:: Records to process

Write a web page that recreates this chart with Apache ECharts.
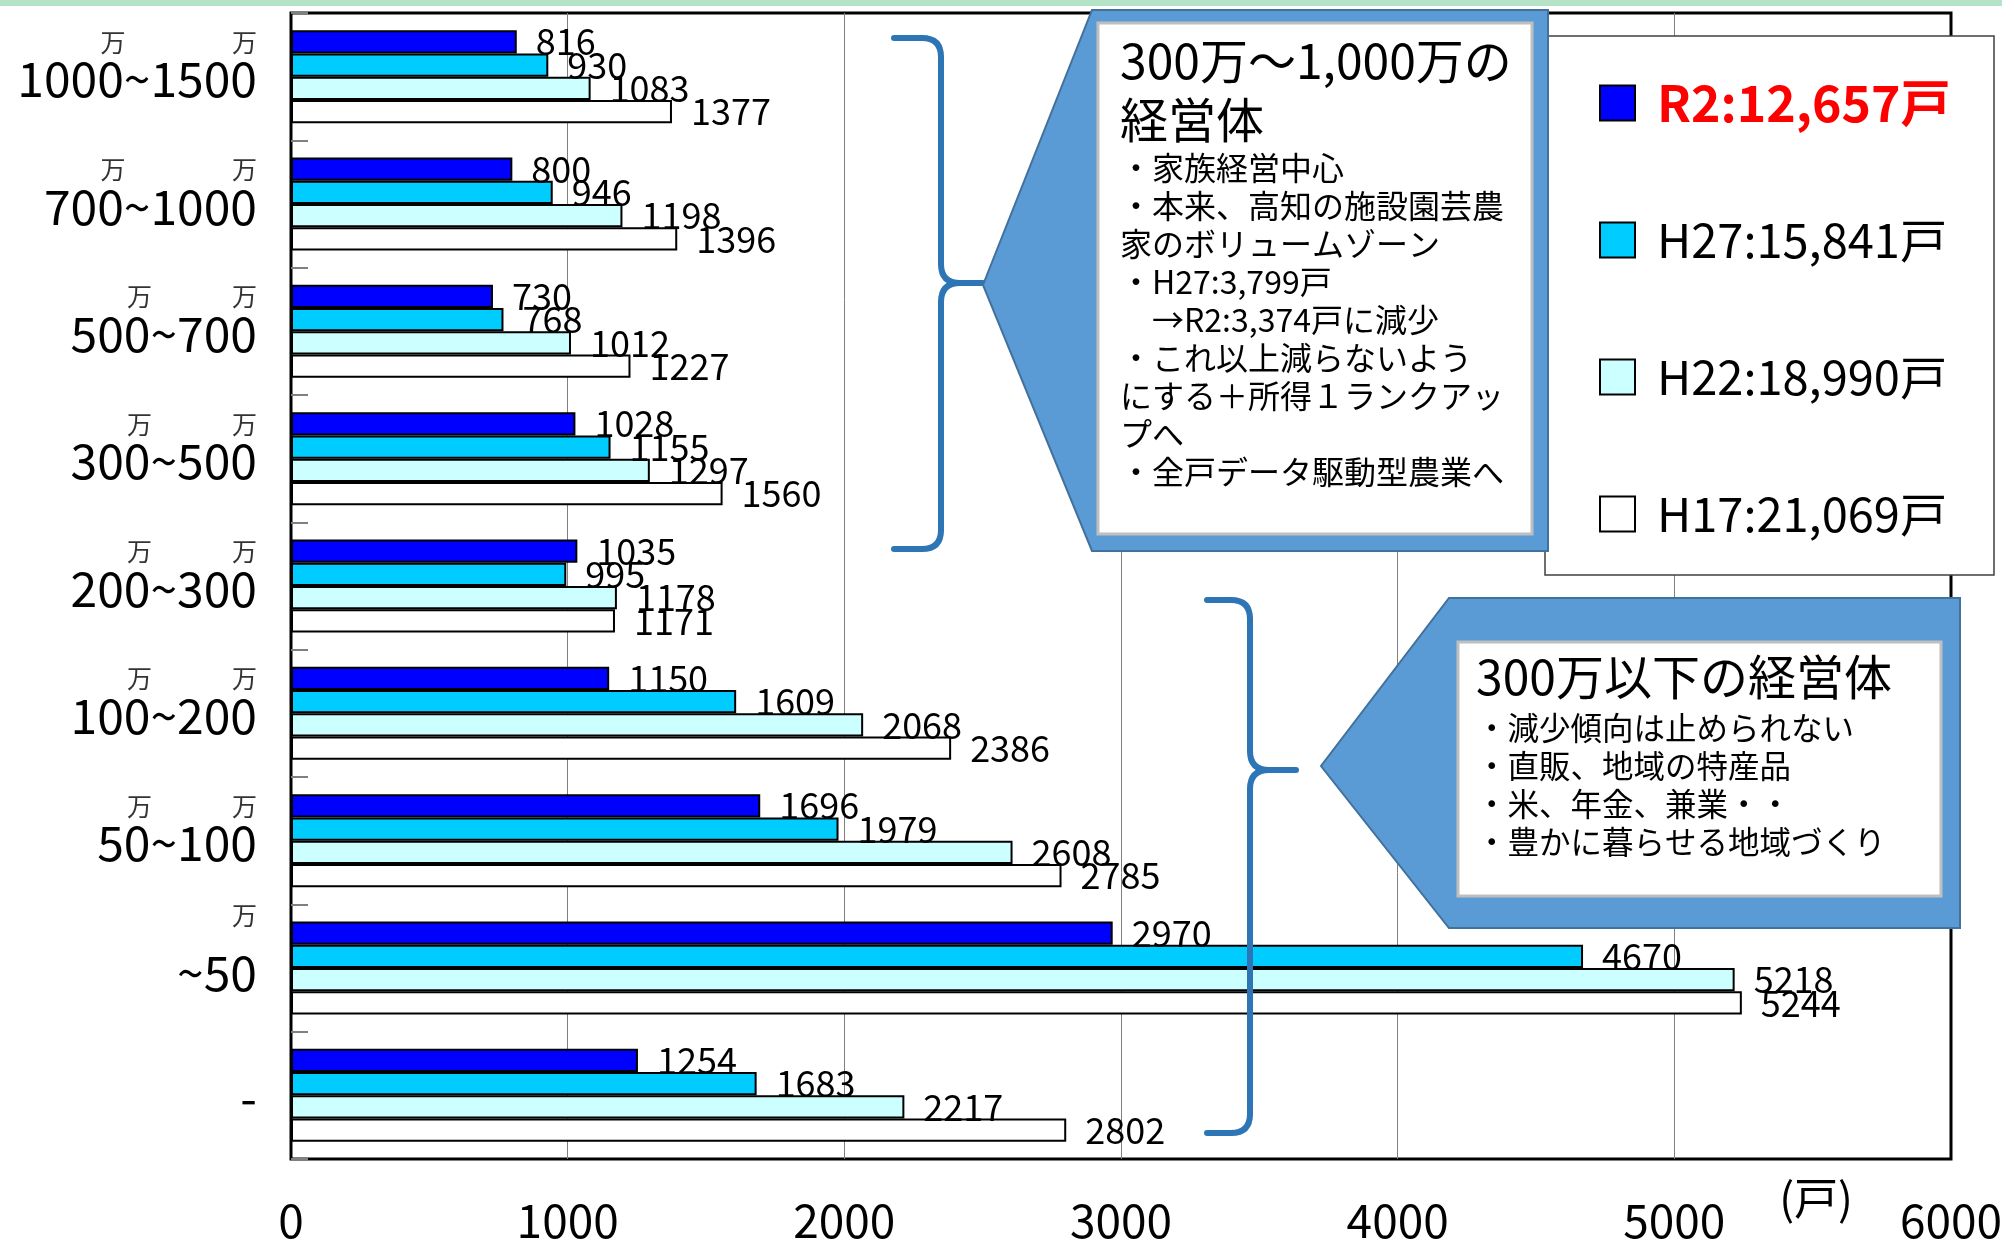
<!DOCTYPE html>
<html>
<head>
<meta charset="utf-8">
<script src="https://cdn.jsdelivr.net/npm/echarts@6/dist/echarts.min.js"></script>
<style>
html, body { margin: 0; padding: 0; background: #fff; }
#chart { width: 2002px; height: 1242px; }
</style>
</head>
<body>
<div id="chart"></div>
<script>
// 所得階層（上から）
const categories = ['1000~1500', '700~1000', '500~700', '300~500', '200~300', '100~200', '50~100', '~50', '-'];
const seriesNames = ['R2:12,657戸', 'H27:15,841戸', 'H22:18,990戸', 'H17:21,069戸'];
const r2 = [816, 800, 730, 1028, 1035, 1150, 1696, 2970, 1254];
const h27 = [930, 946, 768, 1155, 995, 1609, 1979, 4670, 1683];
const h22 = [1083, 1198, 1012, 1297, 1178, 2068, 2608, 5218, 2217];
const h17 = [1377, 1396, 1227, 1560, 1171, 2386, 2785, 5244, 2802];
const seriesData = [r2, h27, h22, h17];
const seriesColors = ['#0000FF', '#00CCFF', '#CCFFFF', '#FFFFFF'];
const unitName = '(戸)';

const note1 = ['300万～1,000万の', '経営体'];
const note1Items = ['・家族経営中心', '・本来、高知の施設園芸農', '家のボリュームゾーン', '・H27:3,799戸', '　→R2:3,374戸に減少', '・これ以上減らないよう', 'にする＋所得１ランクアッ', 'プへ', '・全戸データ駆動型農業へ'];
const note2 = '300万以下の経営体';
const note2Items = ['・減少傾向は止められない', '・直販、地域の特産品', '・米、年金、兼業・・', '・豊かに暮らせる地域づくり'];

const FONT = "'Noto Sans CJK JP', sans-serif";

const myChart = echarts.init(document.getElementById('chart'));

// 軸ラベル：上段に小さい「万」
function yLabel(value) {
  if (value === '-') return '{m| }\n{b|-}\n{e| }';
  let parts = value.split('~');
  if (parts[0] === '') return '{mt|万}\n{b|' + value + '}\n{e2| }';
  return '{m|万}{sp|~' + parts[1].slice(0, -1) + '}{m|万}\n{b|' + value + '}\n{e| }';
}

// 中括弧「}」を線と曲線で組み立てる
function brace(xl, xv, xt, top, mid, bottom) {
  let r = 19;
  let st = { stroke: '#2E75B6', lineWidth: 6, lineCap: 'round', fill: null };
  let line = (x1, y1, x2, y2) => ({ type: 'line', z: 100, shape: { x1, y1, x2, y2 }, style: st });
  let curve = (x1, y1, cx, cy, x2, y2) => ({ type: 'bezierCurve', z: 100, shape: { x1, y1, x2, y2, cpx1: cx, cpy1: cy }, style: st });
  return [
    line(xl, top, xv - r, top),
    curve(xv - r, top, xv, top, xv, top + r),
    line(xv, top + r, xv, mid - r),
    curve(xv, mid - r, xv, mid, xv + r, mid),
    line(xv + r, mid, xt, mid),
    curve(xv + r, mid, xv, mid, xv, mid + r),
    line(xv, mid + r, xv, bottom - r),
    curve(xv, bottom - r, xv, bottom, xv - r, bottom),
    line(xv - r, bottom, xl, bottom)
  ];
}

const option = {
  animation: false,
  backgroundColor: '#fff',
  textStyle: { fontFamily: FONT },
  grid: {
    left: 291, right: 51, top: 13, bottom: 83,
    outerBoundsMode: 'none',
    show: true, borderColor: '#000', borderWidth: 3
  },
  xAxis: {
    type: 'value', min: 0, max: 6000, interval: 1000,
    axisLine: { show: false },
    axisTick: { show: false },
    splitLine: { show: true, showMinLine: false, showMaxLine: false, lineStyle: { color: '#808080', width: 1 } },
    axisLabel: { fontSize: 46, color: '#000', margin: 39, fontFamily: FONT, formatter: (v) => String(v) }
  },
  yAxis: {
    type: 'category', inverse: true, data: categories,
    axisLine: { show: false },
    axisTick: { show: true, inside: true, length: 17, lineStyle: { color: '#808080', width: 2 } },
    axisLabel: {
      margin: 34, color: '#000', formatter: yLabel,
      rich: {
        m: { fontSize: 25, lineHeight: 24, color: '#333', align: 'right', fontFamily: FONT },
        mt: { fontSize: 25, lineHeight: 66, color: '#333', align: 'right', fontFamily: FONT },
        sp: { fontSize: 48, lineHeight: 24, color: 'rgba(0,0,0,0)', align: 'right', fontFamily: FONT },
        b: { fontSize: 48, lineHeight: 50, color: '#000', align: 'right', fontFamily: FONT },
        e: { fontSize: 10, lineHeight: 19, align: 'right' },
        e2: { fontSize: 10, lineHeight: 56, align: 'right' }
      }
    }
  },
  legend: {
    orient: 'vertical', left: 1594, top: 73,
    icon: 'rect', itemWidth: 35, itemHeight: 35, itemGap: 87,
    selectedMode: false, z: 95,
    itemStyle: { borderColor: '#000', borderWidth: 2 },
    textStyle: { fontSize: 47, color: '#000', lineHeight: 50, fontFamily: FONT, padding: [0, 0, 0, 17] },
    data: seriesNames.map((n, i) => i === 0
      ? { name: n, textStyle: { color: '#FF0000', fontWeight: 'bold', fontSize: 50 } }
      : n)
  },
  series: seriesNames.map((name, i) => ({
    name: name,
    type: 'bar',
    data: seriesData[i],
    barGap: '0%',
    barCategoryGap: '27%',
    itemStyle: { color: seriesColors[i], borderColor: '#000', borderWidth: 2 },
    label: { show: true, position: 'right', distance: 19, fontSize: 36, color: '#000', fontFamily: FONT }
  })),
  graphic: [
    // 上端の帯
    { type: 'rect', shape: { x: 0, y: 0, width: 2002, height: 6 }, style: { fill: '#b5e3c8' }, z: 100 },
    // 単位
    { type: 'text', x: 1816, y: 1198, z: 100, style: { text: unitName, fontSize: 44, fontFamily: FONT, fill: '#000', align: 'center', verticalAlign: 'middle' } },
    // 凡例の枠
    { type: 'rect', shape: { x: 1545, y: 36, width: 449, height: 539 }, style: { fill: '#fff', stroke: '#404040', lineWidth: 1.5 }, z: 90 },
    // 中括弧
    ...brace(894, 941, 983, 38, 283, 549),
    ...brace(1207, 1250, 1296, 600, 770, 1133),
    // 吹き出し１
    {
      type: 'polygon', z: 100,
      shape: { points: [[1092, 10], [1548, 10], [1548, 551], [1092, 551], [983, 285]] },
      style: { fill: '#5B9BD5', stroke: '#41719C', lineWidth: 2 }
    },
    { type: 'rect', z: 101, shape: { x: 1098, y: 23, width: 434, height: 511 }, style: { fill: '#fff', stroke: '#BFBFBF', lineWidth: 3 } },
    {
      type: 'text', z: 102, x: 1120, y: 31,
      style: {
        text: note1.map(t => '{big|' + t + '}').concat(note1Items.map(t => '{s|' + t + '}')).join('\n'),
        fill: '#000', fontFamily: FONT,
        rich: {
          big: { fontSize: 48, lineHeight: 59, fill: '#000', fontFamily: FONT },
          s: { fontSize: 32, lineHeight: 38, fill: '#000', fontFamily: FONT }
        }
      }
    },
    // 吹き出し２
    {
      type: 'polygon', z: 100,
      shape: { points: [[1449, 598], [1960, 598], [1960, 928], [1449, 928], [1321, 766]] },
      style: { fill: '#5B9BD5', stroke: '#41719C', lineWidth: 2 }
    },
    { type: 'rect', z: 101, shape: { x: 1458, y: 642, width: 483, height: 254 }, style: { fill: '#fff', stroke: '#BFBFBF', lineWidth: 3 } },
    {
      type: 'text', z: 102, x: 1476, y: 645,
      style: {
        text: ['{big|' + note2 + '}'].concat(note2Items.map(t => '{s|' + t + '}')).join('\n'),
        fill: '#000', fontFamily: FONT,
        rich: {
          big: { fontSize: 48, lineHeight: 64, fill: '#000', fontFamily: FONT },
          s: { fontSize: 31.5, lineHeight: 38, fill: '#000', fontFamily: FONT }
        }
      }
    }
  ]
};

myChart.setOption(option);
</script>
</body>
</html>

::::
:: Records to process

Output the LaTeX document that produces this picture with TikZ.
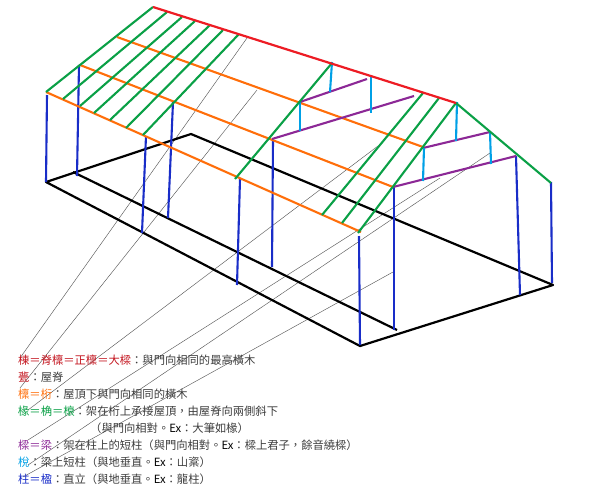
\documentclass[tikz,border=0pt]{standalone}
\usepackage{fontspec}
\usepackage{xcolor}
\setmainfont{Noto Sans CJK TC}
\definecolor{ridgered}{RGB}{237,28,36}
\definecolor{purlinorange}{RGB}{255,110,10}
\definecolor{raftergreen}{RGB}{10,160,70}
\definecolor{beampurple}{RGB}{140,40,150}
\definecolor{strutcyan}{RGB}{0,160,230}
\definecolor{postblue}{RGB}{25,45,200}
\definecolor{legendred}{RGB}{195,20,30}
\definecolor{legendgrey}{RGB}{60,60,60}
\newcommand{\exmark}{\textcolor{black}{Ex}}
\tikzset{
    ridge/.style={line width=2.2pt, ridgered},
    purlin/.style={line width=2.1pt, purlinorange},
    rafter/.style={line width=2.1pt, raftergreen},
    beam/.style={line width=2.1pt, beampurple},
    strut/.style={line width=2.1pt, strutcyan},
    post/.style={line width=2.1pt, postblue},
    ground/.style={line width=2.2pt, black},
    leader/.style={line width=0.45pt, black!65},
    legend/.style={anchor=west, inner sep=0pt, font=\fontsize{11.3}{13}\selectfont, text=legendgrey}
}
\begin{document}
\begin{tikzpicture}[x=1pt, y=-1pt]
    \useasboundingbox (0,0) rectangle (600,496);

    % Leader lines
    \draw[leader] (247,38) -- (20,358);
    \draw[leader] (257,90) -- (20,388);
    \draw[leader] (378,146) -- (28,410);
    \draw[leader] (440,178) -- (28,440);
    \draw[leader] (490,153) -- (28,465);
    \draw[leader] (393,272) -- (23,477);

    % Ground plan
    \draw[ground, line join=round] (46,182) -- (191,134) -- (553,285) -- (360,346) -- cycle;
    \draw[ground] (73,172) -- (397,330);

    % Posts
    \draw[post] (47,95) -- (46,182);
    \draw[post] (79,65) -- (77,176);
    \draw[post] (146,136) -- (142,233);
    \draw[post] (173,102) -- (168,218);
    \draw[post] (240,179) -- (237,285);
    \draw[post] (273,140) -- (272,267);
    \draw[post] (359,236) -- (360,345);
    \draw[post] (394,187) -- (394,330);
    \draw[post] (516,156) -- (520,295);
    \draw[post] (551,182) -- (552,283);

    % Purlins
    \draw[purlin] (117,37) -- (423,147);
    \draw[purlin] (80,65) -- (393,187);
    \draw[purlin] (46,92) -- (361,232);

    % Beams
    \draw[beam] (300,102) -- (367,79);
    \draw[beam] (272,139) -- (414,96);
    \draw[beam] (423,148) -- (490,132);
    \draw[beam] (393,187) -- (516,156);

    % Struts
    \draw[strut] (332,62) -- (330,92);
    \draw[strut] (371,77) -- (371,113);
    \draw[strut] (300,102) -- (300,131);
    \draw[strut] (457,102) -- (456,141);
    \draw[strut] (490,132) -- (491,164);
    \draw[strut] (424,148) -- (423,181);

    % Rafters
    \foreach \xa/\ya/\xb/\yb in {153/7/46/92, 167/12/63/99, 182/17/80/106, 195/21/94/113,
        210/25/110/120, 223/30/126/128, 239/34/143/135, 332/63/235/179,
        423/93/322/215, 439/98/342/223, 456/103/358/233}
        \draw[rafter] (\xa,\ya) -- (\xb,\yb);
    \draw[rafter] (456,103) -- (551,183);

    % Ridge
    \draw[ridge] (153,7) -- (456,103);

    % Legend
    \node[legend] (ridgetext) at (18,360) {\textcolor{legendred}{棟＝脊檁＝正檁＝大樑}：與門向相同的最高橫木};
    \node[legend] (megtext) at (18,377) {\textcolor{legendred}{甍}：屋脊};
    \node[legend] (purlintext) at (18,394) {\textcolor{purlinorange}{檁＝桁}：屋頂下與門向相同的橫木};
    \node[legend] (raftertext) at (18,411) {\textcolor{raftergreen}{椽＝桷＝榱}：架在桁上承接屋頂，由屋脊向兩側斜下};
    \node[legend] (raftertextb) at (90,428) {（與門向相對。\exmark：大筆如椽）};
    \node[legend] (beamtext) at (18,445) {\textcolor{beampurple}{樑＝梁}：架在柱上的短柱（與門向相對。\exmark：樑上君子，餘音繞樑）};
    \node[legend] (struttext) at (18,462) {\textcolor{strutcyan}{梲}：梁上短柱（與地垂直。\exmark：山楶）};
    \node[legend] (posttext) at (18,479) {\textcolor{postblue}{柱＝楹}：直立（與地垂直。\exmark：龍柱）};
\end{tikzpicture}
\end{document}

::::

Exactly as they appear, write out the lines from the one containing "Output the LaTeX" down to the one containing "(46,92) -- (361,232);", both included. Pictures are left out.

Output the LaTeX document that produces this picture with TikZ.
\documentclass[tikz,border=0pt]{standalone}
\usepackage{fontspec}
\usepackage{xcolor}
\setmainfont{Noto Sans CJK TC}
\definecolor{ridgered}{RGB}{237,28,36}
\definecolor{purlinorange}{RGB}{255,110,10}
\definecolor{raftergreen}{RGB}{10,160,70}
\definecolor{beampurple}{RGB}{140,40,150}
\definecolor{strutcyan}{RGB}{0,160,230}
\definecolor{postblue}{RGB}{25,45,200}
\definecolor{legendred}{RGB}{195,20,30}
\definecolor{legendgrey}{RGB}{60,60,60}
\newcommand{\exmark}{\textcolor{black}{Ex}}
\tikzset{
    ridge/.style={line width=2.2pt, ridgered},
    purlin/.style={line width=2.1pt, purlinorange},
    rafter/.style={line width=2.1pt, raftergreen},
    beam/.style={line width=2.1pt, beampurple},
    strut/.style={line width=2.1pt, strutcyan},
    post/.style={line width=2.1pt, postblue},
    ground/.style={line width=2.2pt, black},
    leader/.style={line width=0.45pt, black!65},
    legend/.style={anchor=west, inner sep=0pt, font=\fontsize{11.3}{13}\selectfont, text=legendgrey}
}
\begin{document}
\begin{tikzpicture}[x=1pt, y=-1pt]
    \useasboundingbox (0,0) rectangle (600,496);

    % Leader lines
    \draw[leader] (247,38) -- (20,358);
    \draw[leader] (257,90) -- (20,388);
    \draw[leader] (378,146) -- (28,410);
    \draw[leader] (440,178) -- (28,440);
    \draw[leader] (490,153) -- (28,465);
    \draw[leader] (393,272) -- (23,477);

    % Ground plan
    \draw[ground, line join=round] (46,182) -- (191,134) -- (553,285) -- (360,346) -- cycle;
    \draw[ground] (73,172) -- (397,330);

    % Posts
    \draw[post] (47,95) -- (46,182);
    \draw[post] (79,65) -- (77,176);
    \draw[post] (146,136) -- (142,233);
    \draw[post] (173,102) -- (168,218);
    \draw[post] (240,179) -- (237,285);
    \draw[post] (273,140) -- (272,267);
    \draw[post] (359,236) -- (360,345);
    \draw[post] (394,187) -- (394,330);
    \draw[post] (516,156) -- (520,295);
    \draw[post] (551,182) -- (552,283);

    % Purlins
    \draw[purlin] (117,37) -- (423,147);
    \draw[purlin] (80,65) -- (393,187);
    \draw[purlin] (46,92) -- (361,232);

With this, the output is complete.